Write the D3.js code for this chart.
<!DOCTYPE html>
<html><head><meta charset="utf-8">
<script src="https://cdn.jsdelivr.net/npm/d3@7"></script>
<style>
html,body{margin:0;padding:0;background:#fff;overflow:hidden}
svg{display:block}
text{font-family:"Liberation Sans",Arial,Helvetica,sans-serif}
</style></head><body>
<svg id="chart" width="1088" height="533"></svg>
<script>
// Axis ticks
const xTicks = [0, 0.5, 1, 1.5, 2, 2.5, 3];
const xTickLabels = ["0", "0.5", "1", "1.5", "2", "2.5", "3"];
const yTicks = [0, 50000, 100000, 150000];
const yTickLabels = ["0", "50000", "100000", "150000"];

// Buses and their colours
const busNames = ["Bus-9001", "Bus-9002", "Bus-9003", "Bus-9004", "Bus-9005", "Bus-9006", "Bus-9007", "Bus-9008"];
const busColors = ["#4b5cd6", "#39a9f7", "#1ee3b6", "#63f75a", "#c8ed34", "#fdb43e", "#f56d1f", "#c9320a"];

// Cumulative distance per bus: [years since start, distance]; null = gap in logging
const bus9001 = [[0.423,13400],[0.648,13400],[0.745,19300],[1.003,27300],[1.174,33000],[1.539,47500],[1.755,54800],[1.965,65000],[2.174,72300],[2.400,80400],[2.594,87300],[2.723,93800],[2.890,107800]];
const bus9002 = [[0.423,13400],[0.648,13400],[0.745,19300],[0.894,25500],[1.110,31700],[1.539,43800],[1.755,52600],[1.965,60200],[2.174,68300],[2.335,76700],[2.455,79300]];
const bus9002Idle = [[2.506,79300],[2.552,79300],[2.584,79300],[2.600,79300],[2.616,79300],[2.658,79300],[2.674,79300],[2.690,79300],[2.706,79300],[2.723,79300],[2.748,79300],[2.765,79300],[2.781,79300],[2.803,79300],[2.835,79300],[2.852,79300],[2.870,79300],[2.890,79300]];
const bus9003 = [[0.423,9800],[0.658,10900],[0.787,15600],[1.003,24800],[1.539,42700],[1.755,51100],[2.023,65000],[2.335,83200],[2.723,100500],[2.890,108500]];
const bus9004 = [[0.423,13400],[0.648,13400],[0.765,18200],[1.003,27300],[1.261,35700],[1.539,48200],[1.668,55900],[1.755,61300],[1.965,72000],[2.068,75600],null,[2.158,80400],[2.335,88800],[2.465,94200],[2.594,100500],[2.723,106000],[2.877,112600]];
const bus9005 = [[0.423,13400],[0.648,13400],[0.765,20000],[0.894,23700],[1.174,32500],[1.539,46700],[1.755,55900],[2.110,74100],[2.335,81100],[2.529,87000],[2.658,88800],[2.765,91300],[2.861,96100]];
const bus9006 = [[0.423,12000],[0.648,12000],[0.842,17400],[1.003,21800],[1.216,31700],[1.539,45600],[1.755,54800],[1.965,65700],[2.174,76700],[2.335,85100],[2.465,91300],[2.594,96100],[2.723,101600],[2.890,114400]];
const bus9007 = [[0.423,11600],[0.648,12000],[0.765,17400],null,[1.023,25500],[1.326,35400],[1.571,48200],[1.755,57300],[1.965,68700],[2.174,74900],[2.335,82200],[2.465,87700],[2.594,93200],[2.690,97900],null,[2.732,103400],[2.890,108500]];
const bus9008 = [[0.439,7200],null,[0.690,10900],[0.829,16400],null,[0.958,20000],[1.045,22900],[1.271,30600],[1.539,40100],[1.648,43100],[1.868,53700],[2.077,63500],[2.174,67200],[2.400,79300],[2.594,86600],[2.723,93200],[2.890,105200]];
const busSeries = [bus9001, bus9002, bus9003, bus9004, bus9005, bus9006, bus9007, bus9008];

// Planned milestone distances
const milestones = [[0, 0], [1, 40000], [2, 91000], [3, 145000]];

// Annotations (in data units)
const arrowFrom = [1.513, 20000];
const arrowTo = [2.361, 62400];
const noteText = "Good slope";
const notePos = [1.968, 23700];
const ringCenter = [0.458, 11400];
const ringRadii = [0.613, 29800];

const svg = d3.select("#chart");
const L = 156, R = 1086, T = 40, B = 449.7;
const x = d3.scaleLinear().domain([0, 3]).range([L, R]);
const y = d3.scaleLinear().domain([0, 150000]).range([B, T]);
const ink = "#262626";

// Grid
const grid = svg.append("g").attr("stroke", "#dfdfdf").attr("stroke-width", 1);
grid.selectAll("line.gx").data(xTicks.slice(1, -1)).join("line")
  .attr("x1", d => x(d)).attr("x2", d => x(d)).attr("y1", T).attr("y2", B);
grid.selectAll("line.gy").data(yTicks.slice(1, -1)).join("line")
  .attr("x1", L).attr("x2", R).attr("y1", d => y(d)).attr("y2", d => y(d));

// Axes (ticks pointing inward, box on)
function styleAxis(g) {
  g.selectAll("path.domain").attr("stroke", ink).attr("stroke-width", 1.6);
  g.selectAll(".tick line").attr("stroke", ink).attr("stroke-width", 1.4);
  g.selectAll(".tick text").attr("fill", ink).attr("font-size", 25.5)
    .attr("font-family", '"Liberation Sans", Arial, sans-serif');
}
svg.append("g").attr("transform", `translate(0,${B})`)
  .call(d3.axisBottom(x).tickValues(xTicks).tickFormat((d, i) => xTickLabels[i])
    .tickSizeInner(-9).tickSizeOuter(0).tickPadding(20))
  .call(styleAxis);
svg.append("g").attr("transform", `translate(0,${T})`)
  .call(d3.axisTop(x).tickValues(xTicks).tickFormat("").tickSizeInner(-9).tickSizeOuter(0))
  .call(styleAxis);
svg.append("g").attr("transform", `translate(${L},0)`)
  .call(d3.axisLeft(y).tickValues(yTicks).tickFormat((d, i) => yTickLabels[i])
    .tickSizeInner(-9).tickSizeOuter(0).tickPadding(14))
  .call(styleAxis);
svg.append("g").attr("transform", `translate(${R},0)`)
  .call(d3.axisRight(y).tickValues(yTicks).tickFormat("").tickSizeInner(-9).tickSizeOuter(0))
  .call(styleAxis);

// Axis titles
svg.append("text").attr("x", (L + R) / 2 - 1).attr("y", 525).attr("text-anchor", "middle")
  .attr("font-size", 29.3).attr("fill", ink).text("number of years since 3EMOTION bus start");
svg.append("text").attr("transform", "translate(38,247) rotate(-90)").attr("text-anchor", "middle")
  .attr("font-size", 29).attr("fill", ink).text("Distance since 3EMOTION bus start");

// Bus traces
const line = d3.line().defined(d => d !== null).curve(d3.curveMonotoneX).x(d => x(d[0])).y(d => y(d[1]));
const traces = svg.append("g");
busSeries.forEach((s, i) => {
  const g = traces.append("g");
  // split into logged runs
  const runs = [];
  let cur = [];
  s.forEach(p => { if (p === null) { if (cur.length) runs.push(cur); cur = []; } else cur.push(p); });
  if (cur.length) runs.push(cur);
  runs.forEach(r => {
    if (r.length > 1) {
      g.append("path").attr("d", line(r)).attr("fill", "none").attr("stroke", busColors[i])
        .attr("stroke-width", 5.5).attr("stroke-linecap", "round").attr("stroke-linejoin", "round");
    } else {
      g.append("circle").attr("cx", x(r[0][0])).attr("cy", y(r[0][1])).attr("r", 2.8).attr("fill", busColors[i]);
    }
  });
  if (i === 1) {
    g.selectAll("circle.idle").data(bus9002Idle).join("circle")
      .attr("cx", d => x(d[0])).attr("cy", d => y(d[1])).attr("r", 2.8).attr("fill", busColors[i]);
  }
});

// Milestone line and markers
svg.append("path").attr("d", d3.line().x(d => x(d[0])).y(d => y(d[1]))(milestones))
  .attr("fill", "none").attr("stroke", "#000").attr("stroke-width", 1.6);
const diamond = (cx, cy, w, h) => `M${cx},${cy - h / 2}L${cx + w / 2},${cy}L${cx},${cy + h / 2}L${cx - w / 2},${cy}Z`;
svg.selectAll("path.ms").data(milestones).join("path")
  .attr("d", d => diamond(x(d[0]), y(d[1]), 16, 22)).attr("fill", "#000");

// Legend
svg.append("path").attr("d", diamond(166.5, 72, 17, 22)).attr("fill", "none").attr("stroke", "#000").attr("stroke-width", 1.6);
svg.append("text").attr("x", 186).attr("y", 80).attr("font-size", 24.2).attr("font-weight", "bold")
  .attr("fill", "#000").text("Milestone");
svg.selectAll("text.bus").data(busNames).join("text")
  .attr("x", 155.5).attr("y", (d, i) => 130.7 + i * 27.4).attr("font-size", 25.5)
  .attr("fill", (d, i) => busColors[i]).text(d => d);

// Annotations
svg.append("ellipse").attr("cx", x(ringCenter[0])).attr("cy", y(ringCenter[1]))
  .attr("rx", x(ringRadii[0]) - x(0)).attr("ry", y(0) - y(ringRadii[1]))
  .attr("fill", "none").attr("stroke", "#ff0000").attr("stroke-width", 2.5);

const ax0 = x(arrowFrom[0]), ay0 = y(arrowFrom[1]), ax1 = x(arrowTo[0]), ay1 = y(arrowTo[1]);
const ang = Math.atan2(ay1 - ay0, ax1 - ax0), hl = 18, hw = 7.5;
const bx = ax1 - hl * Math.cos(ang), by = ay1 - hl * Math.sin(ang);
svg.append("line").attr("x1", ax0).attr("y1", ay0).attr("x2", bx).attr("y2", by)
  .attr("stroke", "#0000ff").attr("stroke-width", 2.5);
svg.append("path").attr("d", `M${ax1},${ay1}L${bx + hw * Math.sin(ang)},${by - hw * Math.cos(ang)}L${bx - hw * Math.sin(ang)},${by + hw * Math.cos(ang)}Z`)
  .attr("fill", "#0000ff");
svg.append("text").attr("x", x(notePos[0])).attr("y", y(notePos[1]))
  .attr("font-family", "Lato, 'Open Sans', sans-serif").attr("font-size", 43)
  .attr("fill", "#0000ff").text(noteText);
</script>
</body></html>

• **To do**
In the lines above, locate the string "chart". Copy every line where it occurs.

• **Solution to the problem**
Write the D3.js code for this chart.
<svg id="chart" width="1088" height="533"></svg>
const svg = d3.select("#chart");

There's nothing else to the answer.